Sensitivity Analysis Methods for Complex, Multidisciplinary Systems

Period of Performance: 04/15/2014 - 04/14/2016

$747K

Phase 2 STTR

Recipient Firm

Scientific Simulations LLC
1582 Inca
Laramie, WY -
Principal Investigator, Firm POC

Research Institution

University of Wyoming
Research Office, Dept 3355 1000 E. University Ave.
Laramie, WY 82071
Institution POC

Abstract

ABSTRACT: The objective of this proposal is to develop efficient sensitivity analysis methods based on adjoint techniques for multi-disciplinary time-dependent problems. The approach is based on the discrete adjoint, which is derived and implemented on a software component basis, with the various multidisciplinary software components being linked together through a Python interface, thus preserving modularity, and enabling the application of the adjoint approach to legacy disciplinary solvers. In Phase 1, coupled aeroelastic adjoint methods were demonstrated in two-dimensions and in three dimensions using a beam structural model.

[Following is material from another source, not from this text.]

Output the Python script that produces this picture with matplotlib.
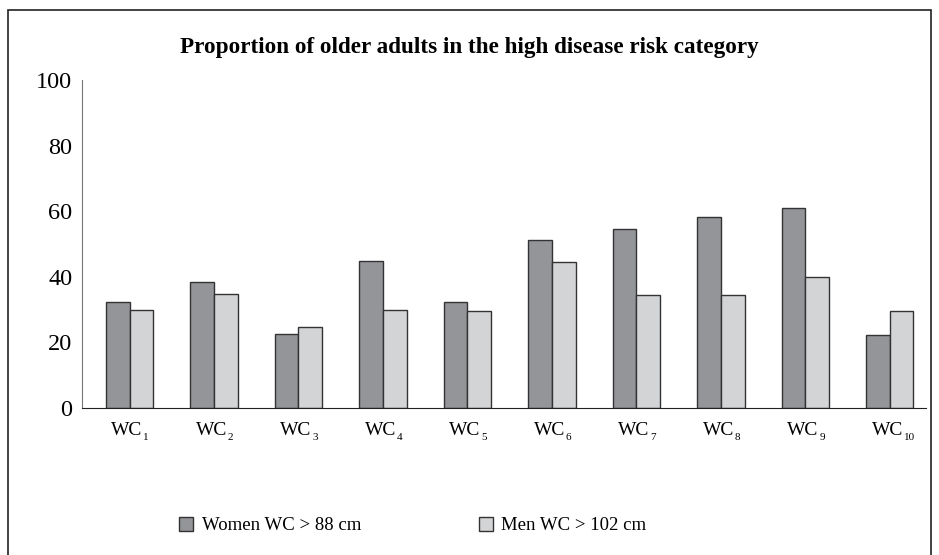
import matplotlib.pyplot as plt
import numpy as np
from matplotlib.patches import Rectangle

plt.rcParams['font.family'] = 'Liberation Serif'

categories = ['1', '2', '3', '4', '5', '6', '7', '8', '9', '10']
women = [32.2, 38.5, 22.5, 44.9, 32.3, 51.3, 54.7, 58.2, 60.8, 22.3]
men = [29.8, 34.7, 24.7, 29.9, 29.6, 44.6, 34.4, 34.4, 39.9, 29.6]
series_labels = ['Women WC > 88 cm', 'Men WC > 102 cm']
yticks = [0, 20, 40, 60, 80, 100]

fig = plt.figure(figsize=(9.39, 5.55), dpi=100)
ax = fig.add_axes([0.0873, 0.265, 0.899, 0.591])

x = np.arange(len(categories))
width = 0.28
edge = '#333333'
b1 = ax.bar(x - width/2, women, width, color='#949599', edgecolor=edge, linewidth=1.0,
            label=series_labels[0])
b2 = ax.bar(x + width/2, men, width, color='#d3d4d6', edgecolor=edge, linewidth=1.0,
            label=series_labels[1])

ax.set_xlim(-0.563, 9.43)
ax.set_ylim(0, 100)
ax.set_yticks(yticks)
ax.set_yticklabels([str(v) for v in yticks], fontsize=17.5)
ax.set_xticks(x)
ax.set_xticklabels([])
ax.tick_params(axis='both', length=0)
ax.tick_params(axis='y', pad=7)

# x labels: "WC" with a small subscript number
for xi, c in zip(x, categories):
    ax.annotate('WC', xy=(xi, 0), xycoords=('data', 'axes fraction'),
                xytext=(9.5, -10), textcoords='offset points',
                ha='right', va='top', fontsize=14)
    ax.annotate(c, xy=(xi, 0), xycoords=('data', 'axes fraction'),
                xytext=(10, -21), textcoords='offset points',
                ha='left', va='center', fontsize=8)

for s in ['top', 'right']:
    ax.spines[s].set_visible(False)
ax.spines['left'].set_color('#777777')
ax.spines['bottom'].set_color('#222222')

fig.text(0.5, 0.914, 'Proportion of older adults in the high disease risk category',
         ha='center', va='center', fontsize=16.7, fontweight='bold')

fig.legend(handles=[b1, b2], loc='center left', bbox_to_anchor=(0.173, 0.053), ncol=2,
           frameon=False, fontsize=13.5, handlelength=0.75, handleheight=0.75,
           handletextpad=0.45, columnspacing=6.27)

# outer frame around the figure
fig.patches.append(Rectangle((8/939, -0.05), 923/939, 1.05 - 10/555, transform=fig.transFigure,
                             fill=False, edgecolor='#222222', linewidth=1.2))

plt.savefig('out.png', dpi=100)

In Phase 2, more sophisticated brick and shell element structural models will be developed, along with their associated time-dependent adjoint models. These will be coupled to the aerodynamic solver with the goal of obtaining coupled multidisciplinary sensitivities for driving time dependent aeroelastic optimization problems. A thermal conduction model will also be developed with the goal of performing aero-thermo-elastic optimization. Target applications include fixed and rotary wing commercial and military vehicles as well as high speed vehicles. BENEFIT: The extension of adjoint methods to time-dependent multidisciplinary problems will enable new capabilities in computational aerospace engineering. Aeroelastic optimization through optimal selection of structural parameters and tradeoffs between aerodynamic performance and structural rigidity will be enabled. This will be of immediate use to government programs involved in the design of conventional fixed wing aircraft, rotorcraft, high altitude UAVs, and other non-conventional configurations. Aerothermoelastic optimization will also be enabled and will lead to more comprehensive design considerations for high speed vehicles. Commercial applications include the development of design tools for fixed and rotary wing commercial aircraft that combine in a unified manner both structural and aerodynamic design considerations.